### Data block
⁂
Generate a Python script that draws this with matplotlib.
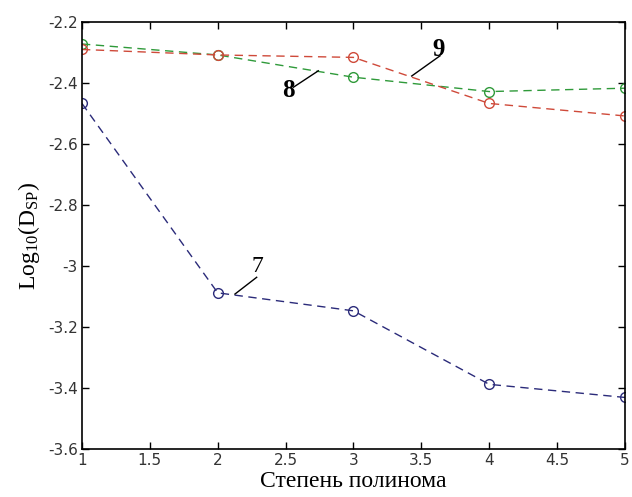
import matplotlib.pyplot as plt
from matplotlib.ticker import FuncFormatter

plt.rcParams['mathtext.fontset'] = 'custom'
plt.rcParams['mathtext.rm'] = 'Liberation Serif'

degree = [1, 2, 3, 4, 5]
curve7 = [-2.467, -3.088, -3.147, -3.388, -3.431]
curve8 = [-2.272, -2.308, -2.381, -2.428, -2.417]
curve9 = [-2.290, -2.308, -2.316, -2.467, -2.508]

# label, text position, leader line (from, to), bold
labels = [
    ('7', (2.29, -3.00), (2.287, -3.037), (2.127, -3.092), 'normal'),
    ('8', (2.52, -2.425), (2.557, -2.414), (2.741, -2.360), 'bold'),
    ('9', (3.625, -2.290), (3.637, -2.311), (3.429, -2.377), 'bold'),
]

fig = plt.figure(figsize=(6.32, 4.97), dpi=100)
ax = fig.add_axes([0.1297, 0.0966, 0.8592, 0.8591])

style = dict(linestyle=(0, (6, 4)), linewidth=1.0, marker='o', markersize=7,
             markerfacecolor='none', markeredgewidth=1.0)
ax.plot(degree, curve7, color='#2b2b7a', **style)
ax.plot(degree, curve8, color='#2f9a3a', **style)
ax.plot(degree, curve9, color='#cf4a3a', **style)

for text, pos, p0, p1, weight in labels:
    ax.plot([p0[0], p1[0]], [p0[1], p1[1]], color='black', linewidth=1.0)
    ax.text(pos[0], pos[1], text, fontsize=18 if weight == 'bold' else 17,
            fontweight=weight, family='Liberation Serif', ha='center', va='center')

ax.set_xlim(1, 5)
ax.set_ylim(-3.6, -2.2)
ax.set_xticks([1, 1.5, 2, 2.5, 3, 3.5, 4, 4.5, 5])
ax.set_yticks([-3.6, -3.4, -3.2, -3.0, -2.8, -2.6, -2.4, -2.2])
fmt = FuncFormatter(lambda v, p: '%g' % v)
ax.xaxis.set_major_formatter(fmt)
ax.yaxis.set_major_formatter(fmt)
ax.tick_params(direction='in', top=True, right=True, length=5, width=1,
               labelsize=11, labelcolor='#333333', pad=3)
for s in ax.spines.values():
    s.set_linewidth(1.2)

ax.set_xlabel('Степень полинома', family='Liberation Serif', fontsize=17, labelpad=2)
ax.set_ylabel(r'$\mathrm{Log_{10}(D_{SP})}$', fontsize=17, labelpad=4)

fig.savefig('out.png', dpi=100)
⁂
### Exercise task
Exactly as they appear, print the lines of the listing above from its first line through the line that contains "ax.plot(degree, curve9, color='#cf4a3a', **style)", minus the pictures.

### Response
Generate a Python script that draws this with matplotlib.
import matplotlib.pyplot as plt
from matplotlib.ticker import FuncFormatter

plt.rcParams['mathtext.fontset'] = 'custom'
plt.rcParams['mathtext.rm'] = 'Liberation Serif'

degree = [1, 2, 3, 4, 5]
curve7 = [-2.467, -3.088, -3.147, -3.388, -3.431]
curve8 = [-2.272, -2.308, -2.381, -2.428, -2.417]
curve9 = [-2.290, -2.308, -2.316, -2.467, -2.508]

# label, text position, leader line (from, to), bold
labels = [
    ('7', (2.29, -3.00), (2.287, -3.037), (2.127, -3.092), 'normal'),
    ('8', (2.52, -2.425), (2.557, -2.414), (2.741, -2.360), 'bold'),
    ('9', (3.625, -2.290), (3.637, -2.311), (3.429, -2.377), 'bold'),
]

fig = plt.figure(figsize=(6.32, 4.97), dpi=100)
ax = fig.add_axes([0.1297, 0.0966, 0.8592, 0.8591])

style = dict(linestyle=(0, (6, 4)), linewidth=1.0, marker='o', markersize=7,
             markerfacecolor='none', markeredgewidth=1.0)
ax.plot(degree, curve7, color='#2b2b7a', **style)
ax.plot(degree, curve8, color='#2f9a3a', **style)
ax.plot(degree, curve9, color='#cf4a3a', **style)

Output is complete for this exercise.